Given request: Every line of the material below must be repeated exactly.
◆ ◆ ◆ ◆ ◆ ◆ ◆
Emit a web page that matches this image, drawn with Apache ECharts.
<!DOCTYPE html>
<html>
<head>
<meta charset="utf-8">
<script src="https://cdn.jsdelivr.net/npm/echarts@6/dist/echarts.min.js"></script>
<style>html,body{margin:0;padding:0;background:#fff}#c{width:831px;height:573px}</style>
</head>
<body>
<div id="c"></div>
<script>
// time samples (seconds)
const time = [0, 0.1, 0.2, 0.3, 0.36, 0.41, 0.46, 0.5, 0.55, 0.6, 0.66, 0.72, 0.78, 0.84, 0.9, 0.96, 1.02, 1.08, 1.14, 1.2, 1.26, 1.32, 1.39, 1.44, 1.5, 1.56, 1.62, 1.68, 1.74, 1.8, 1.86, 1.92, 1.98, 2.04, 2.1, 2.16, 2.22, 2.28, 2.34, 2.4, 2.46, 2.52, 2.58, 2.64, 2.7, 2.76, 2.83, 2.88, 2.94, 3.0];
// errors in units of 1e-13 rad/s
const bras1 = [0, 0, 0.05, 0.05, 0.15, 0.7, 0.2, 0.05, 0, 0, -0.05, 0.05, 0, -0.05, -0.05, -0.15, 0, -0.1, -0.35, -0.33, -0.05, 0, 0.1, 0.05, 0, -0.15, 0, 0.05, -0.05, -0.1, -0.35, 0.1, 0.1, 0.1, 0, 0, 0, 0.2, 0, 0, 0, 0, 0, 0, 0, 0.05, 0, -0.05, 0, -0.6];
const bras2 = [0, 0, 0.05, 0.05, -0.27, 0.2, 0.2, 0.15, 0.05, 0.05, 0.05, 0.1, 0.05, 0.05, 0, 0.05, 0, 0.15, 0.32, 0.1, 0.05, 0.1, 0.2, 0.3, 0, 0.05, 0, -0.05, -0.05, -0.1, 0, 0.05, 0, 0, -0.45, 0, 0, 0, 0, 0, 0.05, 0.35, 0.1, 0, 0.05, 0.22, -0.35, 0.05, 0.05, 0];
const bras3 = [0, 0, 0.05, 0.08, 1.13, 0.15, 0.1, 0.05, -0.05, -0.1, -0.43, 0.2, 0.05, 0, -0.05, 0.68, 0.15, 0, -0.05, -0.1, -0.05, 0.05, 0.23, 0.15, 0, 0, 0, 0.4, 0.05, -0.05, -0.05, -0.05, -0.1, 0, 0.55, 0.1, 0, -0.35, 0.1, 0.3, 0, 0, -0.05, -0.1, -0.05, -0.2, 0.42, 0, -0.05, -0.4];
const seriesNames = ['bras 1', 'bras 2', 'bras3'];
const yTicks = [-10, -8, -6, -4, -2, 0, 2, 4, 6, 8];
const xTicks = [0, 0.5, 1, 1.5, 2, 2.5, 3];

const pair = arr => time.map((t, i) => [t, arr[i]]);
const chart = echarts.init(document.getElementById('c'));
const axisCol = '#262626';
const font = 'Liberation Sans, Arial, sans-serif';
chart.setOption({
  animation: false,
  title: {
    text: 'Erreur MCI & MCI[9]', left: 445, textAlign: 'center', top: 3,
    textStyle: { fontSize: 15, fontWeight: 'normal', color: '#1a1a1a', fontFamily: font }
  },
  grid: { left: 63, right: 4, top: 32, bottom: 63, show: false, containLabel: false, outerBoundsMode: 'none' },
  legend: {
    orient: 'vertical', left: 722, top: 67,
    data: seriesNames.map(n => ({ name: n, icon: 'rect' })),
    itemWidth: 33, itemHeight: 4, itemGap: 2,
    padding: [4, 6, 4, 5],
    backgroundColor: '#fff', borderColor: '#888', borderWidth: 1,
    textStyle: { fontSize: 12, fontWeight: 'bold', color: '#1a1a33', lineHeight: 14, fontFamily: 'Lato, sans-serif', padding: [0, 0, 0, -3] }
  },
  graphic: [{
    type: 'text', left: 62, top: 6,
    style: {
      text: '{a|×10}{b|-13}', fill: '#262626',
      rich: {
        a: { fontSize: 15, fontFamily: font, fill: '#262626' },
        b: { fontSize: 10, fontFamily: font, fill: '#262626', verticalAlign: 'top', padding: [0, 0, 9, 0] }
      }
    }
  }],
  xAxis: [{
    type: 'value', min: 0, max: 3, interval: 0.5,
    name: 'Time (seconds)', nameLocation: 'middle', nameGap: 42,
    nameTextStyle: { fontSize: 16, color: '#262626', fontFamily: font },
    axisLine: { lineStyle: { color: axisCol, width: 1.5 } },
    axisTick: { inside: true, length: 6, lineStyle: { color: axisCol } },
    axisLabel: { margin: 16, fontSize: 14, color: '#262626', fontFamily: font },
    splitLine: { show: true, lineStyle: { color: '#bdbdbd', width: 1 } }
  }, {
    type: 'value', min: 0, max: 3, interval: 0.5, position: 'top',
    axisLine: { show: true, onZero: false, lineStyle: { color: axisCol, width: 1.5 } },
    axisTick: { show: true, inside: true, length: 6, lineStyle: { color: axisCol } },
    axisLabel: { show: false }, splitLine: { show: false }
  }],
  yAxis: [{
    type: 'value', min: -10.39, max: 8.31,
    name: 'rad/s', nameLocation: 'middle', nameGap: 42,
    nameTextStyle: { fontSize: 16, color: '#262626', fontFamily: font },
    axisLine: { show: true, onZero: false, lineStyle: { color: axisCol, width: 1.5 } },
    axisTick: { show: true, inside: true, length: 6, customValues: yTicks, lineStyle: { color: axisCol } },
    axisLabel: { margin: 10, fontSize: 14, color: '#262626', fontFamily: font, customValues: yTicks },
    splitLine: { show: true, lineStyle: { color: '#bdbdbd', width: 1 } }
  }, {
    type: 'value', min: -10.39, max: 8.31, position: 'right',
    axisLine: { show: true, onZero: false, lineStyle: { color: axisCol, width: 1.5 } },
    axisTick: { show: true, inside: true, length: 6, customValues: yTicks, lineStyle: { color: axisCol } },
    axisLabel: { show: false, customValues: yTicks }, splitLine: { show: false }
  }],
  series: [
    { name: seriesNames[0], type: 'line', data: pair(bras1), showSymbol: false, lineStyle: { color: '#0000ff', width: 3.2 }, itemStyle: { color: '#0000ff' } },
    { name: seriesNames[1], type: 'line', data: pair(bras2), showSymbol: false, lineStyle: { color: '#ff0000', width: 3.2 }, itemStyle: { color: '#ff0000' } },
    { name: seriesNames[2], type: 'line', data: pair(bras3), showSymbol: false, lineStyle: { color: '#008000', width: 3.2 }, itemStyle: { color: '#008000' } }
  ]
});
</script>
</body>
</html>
◆ ◆ ◆ ◆ ◆ ◆ ◆
Output for this exercise:
Emit a web page that matches this image, drawn with Apache ECharts.
<!DOCTYPE html>
<html>
<head>
<meta charset="utf-8">
<script src="https://cdn.jsdelivr.net/npm/echarts@6/dist/echarts.min.js"></script>
<style>html,body{margin:0;padding:0;background:#fff}#c{width:831px;height:573px}</style>
</head>
<body>
<div id="c"></div>
<script>
// time samples (seconds)
const time = [0, 0.1, 0.2, 0.3, 0.36, 0.41, 0.46, 0.5, 0.55, 0.6, 0.66, 0.72, 0.78, 0.84, 0.9, 0.96, 1.02, 1.08, 1.14, 1.2, 1.26, 1.32, 1.39, 1.44, 1.5, 1.56, 1.62, 1.68, 1.74, 1.8, 1.86, 1.92, 1.98, 2.04, 2.1, 2.16, 2.22, 2.28, 2.34, 2.4, 2.46, 2.52, 2.58, 2.64, 2.7, 2.76, 2.83, 2.88, 2.94, 3.0];
// errors in units of 1e-13 rad/s
const bras1 = [0, 0, 0.05, 0.05, 0.15, 0.7, 0.2, 0.05, 0, 0, -0.05, 0.05, 0, -0.05, -0.05, -0.15, 0, -0.1, -0.35, -0.33, -0.05, 0, 0.1, 0.05, 0, -0.15, 0, 0.05, -0.05, -0.1, -0.35, 0.1, 0.1, 0.1, 0, 0, 0, 0.2, 0, 0, 0, 0, 0, 0, 0, 0.05, 0, -0.05, 0, -0.6];
const bras2 = [0, 0, 0.05, 0.05, -0.27, 0.2, 0.2, 0.15, 0.05, 0.05, 0.05, 0.1, 0.05, 0.05, 0, 0.05, 0, 0.15, 0.32, 0.1, 0.05, 0.1, 0.2, 0.3, 0, 0.05, 0, -0.05, -0.05, -0.1, 0, 0.05, 0, 0, -0.45, 0, 0, 0, 0, 0, 0.05, 0.35, 0.1, 0, 0.05, 0.22, -0.35, 0.05, 0.05, 0];
const bras3 = [0, 0, 0.05, 0.08, 1.13, 0.15, 0.1, 0.05, -0.05, -0.1, -0.43, 0.2, 0.05, 0, -0.05, 0.68, 0.15, 0, -0.05, -0.1, -0.05, 0.05, 0.23, 0.15, 0, 0, 0, 0.4, 0.05, -0.05, -0.05, -0.05, -0.1, 0, 0.55, 0.1, 0, -0.35, 0.1, 0.3, 0, 0, -0.05, -0.1, -0.05, -0.2, 0.42, 0, -0.05, -0.4];
const seriesNames = ['bras 1', 'bras 2', 'bras3'];
const yTicks = [-10, -8, -6, -4, -2, 0, 2, 4, 6, 8];
const xTicks = [0, 0.5, 1, 1.5, 2, 2.5, 3];

const pair = arr => time.map((t, i) => [t, arr[i]]);
const chart = echarts.init(document.getElementById('c'));
const axisCol = '#262626';
const font = 'Liberation Sans, Arial, sans-serif';
chart.setOption({
  animation: false,
  title: {
    text: 'Erreur MCI & MCI[9]', left: 445, textAlign: 'center', top: 3,
    textStyle: { fontSize: 15, fontWeight: 'normal', color: '#1a1a1a', fontFamily: font }
  },
  grid: { left: 63, right: 4, top: 32, bottom: 63, show: false, containLabel: false, outerBoundsMode: 'none' },
  legend: {
    orient: 'vertical', left: 722, top: 67,
    data: seriesNames.map(n => ({ name: n, icon: 'rect' })),
    itemWidth: 33, itemHeight: 4, itemGap: 2,
    padding: [4, 6, 4, 5],
    backgroundColor: '#fff', borderColor: '#888', borderWidth: 1,
    textStyle: { fontSize: 12, fontWeight: 'bold', color: '#1a1a33', lineHeight: 14, fontFamily: 'Lato, sans-serif', padding: [0, 0, 0, -3] }
  },
  graphic: [{
    type: 'text', left: 62, top: 6,
    style: {
      text: '{a|×10}{b|-13}', fill: '#262626',
      rich: {
        a: { fontSize: 15, fontFamily: font, fill: '#262626' },
        b: { fontSize: 10, fontFamily: font, fill: '#262626', verticalAlign: 'top', padding: [0, 0, 9, 0] }
      }
    }
  }],
  xAxis: [{
    type: 'value', min: 0, max: 3, interval: 0.5,
    name: 'Time (seconds)', nameLocation: 'middle', nameGap: 42,
    nameTextStyle: { fontSize: 16, color: '#262626', fontFamily: font },
    axisLine: { lineStyle: { color: axisCol, width: 1.5 } },
    axisTick: { inside: true, length: 6, lineStyle: { color: axisCol } },
    axisLabel: { margin: 16, fontSize: 14, color: '#262626', fontFamily: font },
    splitLine: { show: true, lineStyle: { color: '#bdbdbd', width: 1 } }
  }, {
    type: 'value', min: 0, max: 3, interval: 0.5, position: 'top',
    axisLine: { show: true, onZero: false, lineStyle: { color: axisCol, width: 1.5 } },
    axisTick: { show: true, inside: true, length: 6, lineStyle: { color: axisCol } },
    axisLabel: { show: false }, splitLine: { show: false }
  }],
  yAxis: [{
    type: 'value', min: -10.39, max: 8.31,
    name: 'rad/s', nameLocation: 'middle', nameGap: 42,
    nameTextStyle: { fontSize: 16, color: '#262626', fontFamily: font },
    axisLine: { show: true, onZero: false, lineStyle: { color: axisCol, width: 1.5 } },
    axisTick: { show: true, inside: true, length: 6, customValues: yTicks, lineStyle: { color: axisCol } },
    axisLabel: { margin: 10, fontSize: 14, color: '#262626', fontFamily: font, customValues: yTicks },
    splitLine: { show: true, lineStyle: { color: '#bdbdbd', width: 1 } }
  }, {
    type: 'value', min: -10.39, max: 8.31, position: 'right',
    axisLine: { show: true, onZero: false, lineStyle: { color: axisCol, width: 1.5 } },
    axisTick: { show: true, inside: true, length: 6, customValues: yTicks, lineStyle: { color: axisCol } },
    axisLabel: { show: false, customValues: yTicks }, splitLine: { show: false }
  }],
  series: [
    { name: seriesNames[0], type: 'line', data: pair(bras1), showSymbol: false, lineStyle: { color: '#0000ff', width: 3.2 }, itemStyle: { color: '#0000ff' } },
    { name: seriesNames[1], type: 'line', data: pair(bras2), showSymbol: false, lineStyle: { color: '#ff0000', width: 3.2 }, itemStyle: { color: '#ff0000' } },
    { name: seriesNames[2], type: 'line', data: pair(bras3), showSymbol: false, lineStyle: { color: '#008000', width: 3.2 }, itemStyle: { color: '#008000' } }
  ]
});
</script>
</body>
</html>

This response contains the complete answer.